Pakistan Textile Exporters Association (PTEA) Chairman Ajmal Farooq speaking on Monday said that textile exporters remain deprived of liquidity as a major part of their working capital remains blocked in refund cycle and under financial duress so much so that it seems impossible to achieve target of enhancing the country’s export by 2 to 3 billion by June 2018.
He also mentioned that the Prime Minister’s Trade Enhancement Initiatives are a positive move but a lack of funding would result in failure of getting the desired output. Citing an example, he said that due to insufficient releases of funds, half of the incentives of Textile Policy (2009-14) are yet to be disbursed. While sharing details, he said that claims of Rs10,300m remain outstanding against export finance markup support, Rs1,500m against markup rate support, Rs19,405m against technology up-gradation fund Rs7,431m are outstanding against Drawback of Taxes & Levies (DLTL).
Moreover, a large number of claims of incentive schemes under existing textile policy (2014-19) remain unpaid. He said the blockage of funds was a major cause for the continuous drop in exports and that the textile industry is unable to tap its potential in accordance with capacity. The authorities should accelerate the process of paying out billions of rupees in outstanding tax refunds to attain maximum industrial growth and a significant increase in exports, he demanded.

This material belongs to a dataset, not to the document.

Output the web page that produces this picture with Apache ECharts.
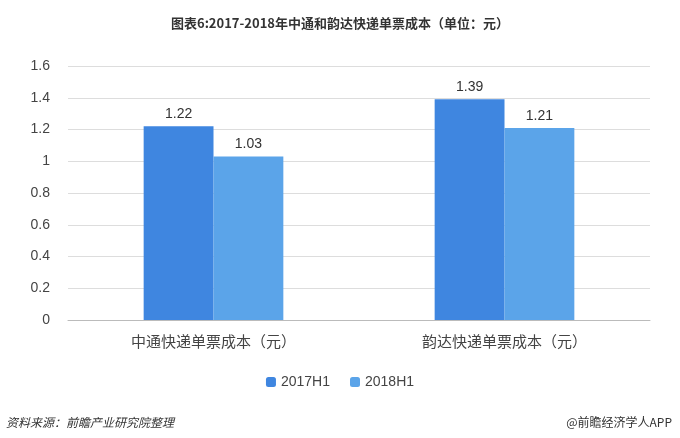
<!DOCTYPE html><html><head><meta charset="utf-8">
<script src="https://cdn.jsdelivr.net/npm/echarts@6/dist/echarts.min.js"></script>
<style>body{margin:0}#c{width:680px;height:438px}</style></head><body><div id="c"></div>
<script>
const categories=['中通快递单票成本（元）','韵达快递单票成本（元）'];
const s2017=[1.22,1.39];
const s2018=[1.03,1.21];
const seriesNames=['2017H1','2018H1'];
const chart=echarts.init(document.getElementById('c'));
const lab={show:true,position:'top',color:'#333',fontSize:14,fontFamily:'Liberation Sans, Arial'};
chart.setOption({
 title:{text:'图表6:2017-2018年中通和韵达快递单票成本（单位：元）',left:'center',top:12,textStyle:{fontSize:13,fontWeight:'bold',color:'#333',fontFamily:'Noto Sans CJK SC'}},
 legend:{bottom:44,itemWidth:10,itemHeight:10,itemGap:20,textStyle:{fontSize:14,color:'#444'},data:seriesNames},
 grid:{left:68,right:30,top:66,bottom:118},
 xAxis:{type:'category',data:categories,axisTick:{show:false},axisLine:{lineStyle:{color:'#bbb'}},axisLabel:{fontSize:15,color:'#444',margin:14,fontFamily:'Noto Sans CJK SC'}},
 yAxis:{type:'value',min:0,max:1.6,interval:0.2,axisLine:{show:false},axisTick:{show:false},splitLine:{lineStyle:{color:'#ddd'}},axisLabel:{fontSize:14,color:'#444',margin:18,formatter:v=>String(+v.toFixed(1))}},
 series:[
  {name:seriesNames[0],type:'bar',data:s2017,barGap:'0%',barCategoryGap:'52%',itemStyle:{color:'#3f86e0'},label:lab},
  {name:seriesNames[1],type:'bar',data:s2018,itemStyle:{color:'#5ba4e9'},label:lab}
 ],
 graphic:[
  {type:'text',left:6,bottom:10,style:{text:'资料来源：前瞻产业研究院整理',fontSize:12,fontStyle:'italic',fill:'#333',fontFamily:'Noto Sans CJK SC'}},
  {type:'text',right:8,bottom:10,style:{text:'@前瞻经济学人APP',fontSize:12,fill:'#333',fontFamily:'Noto Sans CJK SC'}}
 ]
});
</script></body></html>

Naeem mentioned that value-added textile sector is the backbone of the economy with an enormous potential to earn foreign exchange but around 54 pc of the country’s exports and 42 pc employment heads towards disaster because of declining trend in the exports. He requested the government to take notice of the situation and step-up the exports of the country by resolving the liquidity issues through immediate payment of stuck up amounts in refund regime.